Хотелось бы узнать, почему этот фрагмент, с точки зрения Л. А. Тимошиной, является «очень важным»? На каком основании мы должны его оценить именно так? Никаких сведений о находившемся на Афоне учителе Кириаке нет ни в дошедших до нас письмах Лукариса в Москву, ни в других источниках (по крайней мере, насколько нам это известно). Можно ли его сравнить с кем-либо из известных для того времени деятелей просвещения, хотя бы, например, с Иосифом? Что вообще дает нам это сообщение константинопольского патриарха, кроме, разумеется, того, что он знал о желании русского правительства получить с Христианского Востока учителя (о чем мы и без того имеем достаточно информации}? Мы бы поняли реплику Л. А. Тимошиной, если бы она использовала сведения о Кириаке для подтверждения тезиса об обращении русского правительства к Лукарису с просьбой прислать в Россию учителя, но, как мы знаем, это невозможно, поскольку наш рецензент отвергает такую идею. Видимо, дело заключается просто-напросто в том, что Л. А. Тимошина, желая еще хоть как-то «вмешаться» в обсуждение вопроса, позволяет себе и здесь сделать вид, будто она, в отличие от автора рецензируемой ею работы, владеет относящимися к делу фактами и имеет возможность по-настоящему оценить этот «очень важный фрагмент».
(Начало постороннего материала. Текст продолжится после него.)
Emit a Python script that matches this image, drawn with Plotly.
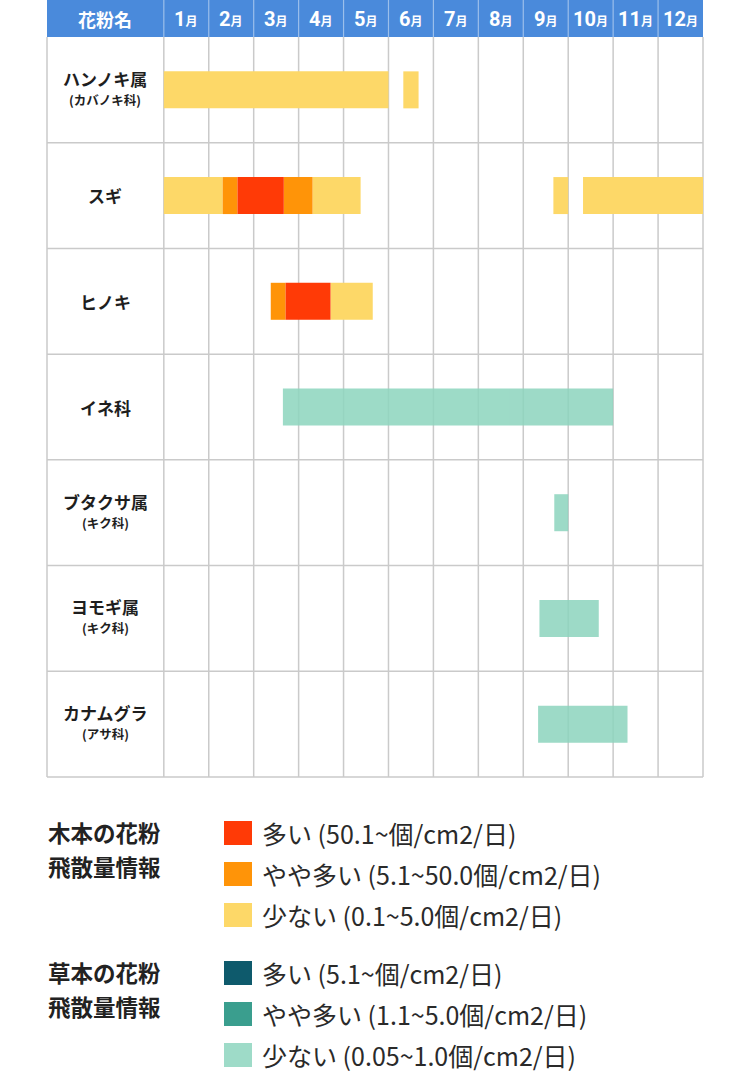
import plotly.graph_objects as go

# ---------------- data ----------------
months = ["1", "2", "3", "4", "5", "6", "7", "8", "9", "10", "11", "12"]
header_name = "花粉名"
pollen_names = ["ハンノキ属", "スギ", "ヒノキ", "イネ科", "ブタクサ属", "ヨモギ属", "カナムグラ"]
pollen_families = ["(カバノキ科)", "", "", "", "(キク科)", "(キク科)", "(アサ科)"]

# month positions: 0 = start of January, 12 = end of December
tree_low_row = [0, 0, 1, 1, 1, 1, 2]
tree_low_start = [0.00, 5.33, 0.00, 3.31, 8.67, 9.33, 3.71]
tree_low_end = [5.00, 5.67, 1.31, 4.38, 9.00, 12.00, 4.65]

tree_mid_row = [1, 1, 2]
tree_mid_start = [1.31, 2.67, 2.38]
tree_mid_end = [1.64, 3.31, 2.71]

tree_high_row = [1, 2]
tree_high_start = [1.64, 2.71]
tree_high_end = [2.67, 3.71]

herb_low_row = [3, 4, 5, 6]
herb_low_start = [2.65, 8.69, 8.36, 8.33]
herb_low_end = [10.00, 9.00, 9.68, 10.32]

tree_legend_title = ["木本の花粉", "飛散量情報"]
tree_legend_labels = ["多い (50.1~個/cm2/日)", "やや多い (5.1~50.0個/cm2/日)", "少ない (0.1~5.0個/cm2/日)"]
herb_legend_title = ["草本の花粉", "飛散量情報"]
herb_legend_labels = ["多い (5.1~個/cm2/日)", "やや多い (1.1~5.0個/cm2/日)", "少ない (0.05~1.0個/cm2/日)"]

# ---------------- styles ----------------
C_TREE_HIGH = "#FF3A06"
C_TREE_MID = "#FF9408"
C_TREE_LOW = "#FDD868"
C_HERB_HIGH = "#0E5A6C"
C_HERB_MID = "#3A9E8E"
C_HERB_LOW = "#9EDBC8"
C_HEADER = "#4A8ADB"
C_GRID = "#CACACA"
FONT = "Noto Sans CJK JP"

W, H = 750, 1074
L_PX, R_PX = 46, 704        # plot area horizontal pixel extent
PLOT_H = 778                # plot area height (pixels from top)
UNIT = (703 - 164) / 12.0   # pixels per month
X0 = -2.6 - 1 / UNIT
X1 = 12 + 1 / UNIT

fig = go.Figure()


def add_bars(rows, starts, ends, color, opacity=1.0):
    fig.add_trace(go.Bar(
        orientation="h",
        y=[r + 0.5 for r in rows],
        base=starts,
        x=[e - s for s, e in zip(starts, ends)],
        width=0.35,
        marker=dict(color=color, line=dict(width=0)),
        opacity=opacity,
        showlegend=False,
        hoverinfo="skip",
    ))


add_bars(tree_low_row, tree_low_start, tree_low_end, C_TREE_LOW)
add_bars(tree_mid_row, tree_mid_start, tree_mid_end, C_TREE_MID)
add_bars(tree_high_row, tree_high_start, tree_high_end, C_TREE_HIGH)
add_bars(herb_low_row, herb_low_start, herb_low_end, "#8DD5BE", opacity=0.86)

shapes = []
# header background
shapes.append(dict(type="rect", xref="x", yref="y", x0=-2.6, x1=12, y0=-0.35, y1=0,
                   fillcolor=C_HEADER, line=dict(width=0), layer="below"))
# header separators
for k in range(0, 12):
    shapes.append(dict(type="line", xref="x", yref="y", x0=k, x1=k, y0=-0.35, y1=0,
                       line=dict(color="rgba(255,255,255,0.45)", width=1.2), layer="below"))
# table grid: vertical lines
for xv in [-2.6] + list(range(0, 13)):
    shapes.append(dict(type="line", xref="x", yref="y", x0=xv, x1=xv, y0=0, y1=7,
                       line=dict(color=C_GRID, width=1.5), layer="below"))
# table grid: horizontal lines
for yv in range(1, 8):
    shapes.append(dict(type="line", xref="x", yref="y", x0=-2.6, x1=12, y0=yv, y1=yv,
                       line=dict(color=C_GRID, width=1.5), layer="below"))

annotations = []
# header texts
annotations.append(dict(xref="x", yref="y", x=-1.3, y=-0.175, text="<b>" + header_name + "</b>",
                        showarrow=False, font=dict(family=FONT, size=18, color="white")))
for i, m in enumerate(months):
    annotations.append(dict(
        xref="x", yref="y", x=i + 0.5, y=-0.175,
        text="<span style='font-size:20px'><b>" + m + "</b></span>"
             "<span style='font-size:12px'><b>月</b></span>",
        showarrow=False, font=dict(family="Roboto, " + FONT, size=20, color="white")))

# row labels
for i, (name, fam) in enumerate(zip(pollen_names, pollen_families)):
    if fam:
        annotations.append(dict(xref="x", yref="y", x=-1.3, y=i + 0.5 - 0.11,
                                text="<b>" + name + "</b>", showarrow=False,
                                font=dict(family=FONT, size=17, color="#1E1E1E")))
        annotations.append(dict(xref="x", yref="y", x=-1.3, y=i + 0.5 + 0.09,
                                text="<b>" + fam + "</b>", showarrow=False,
                                font=dict(family=FONT, size=12.5, color="#1E1E1E")))
    else:
        annotations.append(dict(xref="x", yref="y", x=-1.3, y=i + 0.5,
                                text="<b>" + name + "</b>", showarrow=False,
                                font=dict(family=FONT, size=17, color="#1E1E1E")))


def px_x(px):
    return (px - L_PX) / (R_PX - L_PX)


def px_y(py):
    return (PLOT_H - py) / PLOT_H


def add_legend_group(title_lines, labels, colors, title_y, item_y):
    for line, ty in zip(title_lines, title_y):
        annotations.append(dict(xref="paper", yref="paper", x=px_x(46), y=px_y(ty),
                                xanchor="left", yanchor="middle",
                                text="<b>" + line + "</b>",
                                showarrow=False, font=dict(family=FONT, size=22.5, color="#222222")))
    for lab, col, iy in zip(labels, colors, item_y):
        shapes.append(dict(type="rect", xref="paper", yref="paper",
                           x0=px_x(224), x1=px_x(252), y0=px_y(iy - 12), y1=px_y(iy + 12),
                           fillcolor=col, line=dict(width=0)))
        annotations.append(dict(xref="paper", yref="paper", x=px_x(260), y=px_y(iy),
                                xanchor="left", yanchor="middle", text=lab,
                                showarrow=False, font=dict(family=FONT, size=25, color="#2A2A2A")))


add_legend_group(tree_legend_title, tree_legend_labels, [C_TREE_HIGH, C_TREE_MID, C_TREE_LOW],
                 [832, 866], [833, 874, 915])
add_legend_group(herb_legend_title, herb_legend_labels, [C_HERB_HIGH, C_HERB_MID, C_HERB_LOW],
                 [972, 1006], [973, 1014, 1055])

fig.update_layout(
    width=W, height=H,
    margin=dict(l=L_PX, r=W - R_PX, t=0, b=H - PLOT_H),
    paper_bgcolor="white", plot_bgcolor="white",
    barmode="overlay",
    xaxis=dict(range=[X0, X1], visible=False, fixedrange=True),
    yaxis=dict(range=[7 + 1 / 105.7, -0.35], visible=False, fixedrange=True),
    shapes=shapes,
    annotations=annotations,
    showlegend=False,
    font=dict(family=FONT),
)

fig.write_html("out.html", config={"displayModeBar": False},
               post_script="document.body.style.margin='0';document.body.style.overflow='hidden';")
в] Впечатляют рассуждения Л. А. Тимошиной об источнике сведений Лукариса о протосингеле Иосифе – о том, что он остался в Москве, ее точные расчеты, позволяющие сделать вывод, что эту информацию константинопольский патриарх мог получить только от архимандрита Амфилохия, причем не в какое-либо иное время, а лишь после посещения последним русской столицы в феврале-июле 1632 г. (Рец. С. 587–588]. В итоге ряда арифметических выкладок доказывается «неожиданное и идущее вразрез со всей историографией» предположение рецензента, «что Иосиф появился в Москве не в начале сентября 1632 г., а несколько ранее» (Рец. С. 587].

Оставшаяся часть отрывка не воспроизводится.